Словно противореча шутливому тону переписки, более серьезному Ходжсону Байрон признавался: «Хобхаус сочиняет стихи и ведет дневник; а я просто смотрю и ничего не делаю… Почти год, как мы за границей. Я мечтаю провести здесь еще не меньше, особенно в тропическом климате, но боюсь, дела не позволят… Надеюсь, ты встретишь меня уже изменившимся, не внешне, а внутренне, потому что я начинаю понимать, что только добродетель способна выстоять в этом проклятом мире.
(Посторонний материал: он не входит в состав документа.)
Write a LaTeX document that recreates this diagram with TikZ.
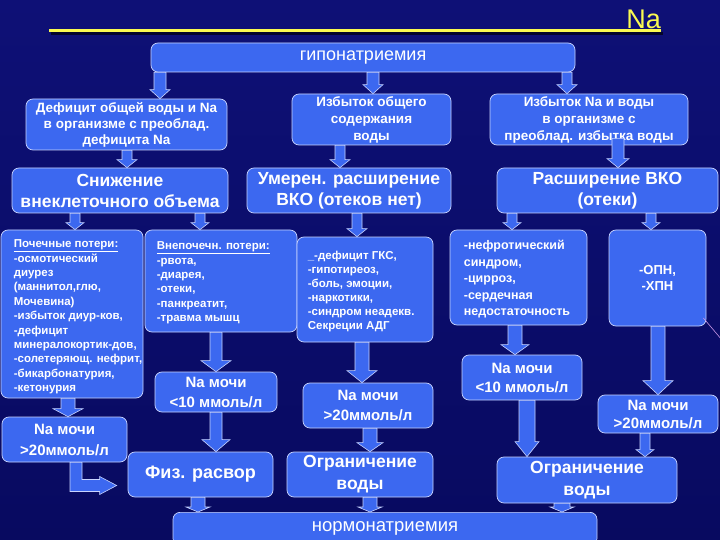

Я устал от пороков, которым предавался во всевозможных видах, и по возвращении домой собираюсь порвать со всеми беспутными знакомыми, забыть вино и плотские утехи и обратиться к политике и этикету».
В два часа 13 марта путешественники впервые увидели Константинополь с Мраморного моря, минареты больших мечетей, купола и высокие кипарисы, выступающие из тумана. Пройдя мимо Семи Башен, они на закате бросили якорь у мрачных стен султанского дворца. В следующий полдень они вышли на берег у этого величественного сооружения и увидели двух псов, терзающих труп. Путешественники направились в уютную гостиницу в Пере, где располагались европейские посольства. В то время чужестранцам не позволялось жить в стенах старого города, расположенного между Босфором и Золотым Рогом.
Вскоре путешественники появились в Английском дворце, где британский посол Роберт Адар, который не в состоянии был поддерживать связь с французами, с радостью предоставил гостеприимный кров англичанам. Байрон отказался от комнат, но согласился взять переводчиком янычара, и впоследствии они с Хобхаусом часто обедали во дворце.
Появление Байрона в лавке, где он намеревался купить трубок, было замечено одним его соотечественником: «На нем был алый плащ с богатой золотой вышивкой и с тяжелыми эполетами. Черты его лица отличались замечательной тонкостью, почти граничащей с женственностью, если бы не мужественный взгляд прекрасных голубых глаз. Он снял украшенную перьями треуголку, открыв кудрявые золотисто-каштановые волосы, придававшие еще больше очарования этому необыкновенно красивому лицу».
Байрон испытал достаточно, чтобы проникнуться неприязнью к туркам. Их презрение к человеческой жизни и тирания казались ему отвратительными. В отличие от Греции, здесь ему не удалось встретить людей, равных ему по социальному статусу. Посетив винные лавки Галаты, крупнейшие мечети и базары, Байрон вскоре устал от города и вернулся к старой привычке каждодневно выезжать верхом, чтобы увидеть какую-нибудь достопримечательность за пределами Константинополя. Особенно нравилось ему ехать вдоль городских стен, которые тысячу лет полукругом стояли от Золотого Рога до Мраморного моря. Он был глубоко потрясен башнями и «турецкими кладбищами (самыми прекрасными уголками на земле), заросшими кипарисами». Когда весна преобразила сады и землю вдоль побережья Золотого Рога, Байрон стал часто ездить в Долину Свежей Воды, где в верховье Золотого Рога располагался один из «садов удовольствий» султана, или ехал европейским берегом Босфора в деревню Белград, где когда-то жила Мэри Уортли Монтагю, чье знакомство с Поупом делало историю ее жизни еще более увлекательной для Байрона.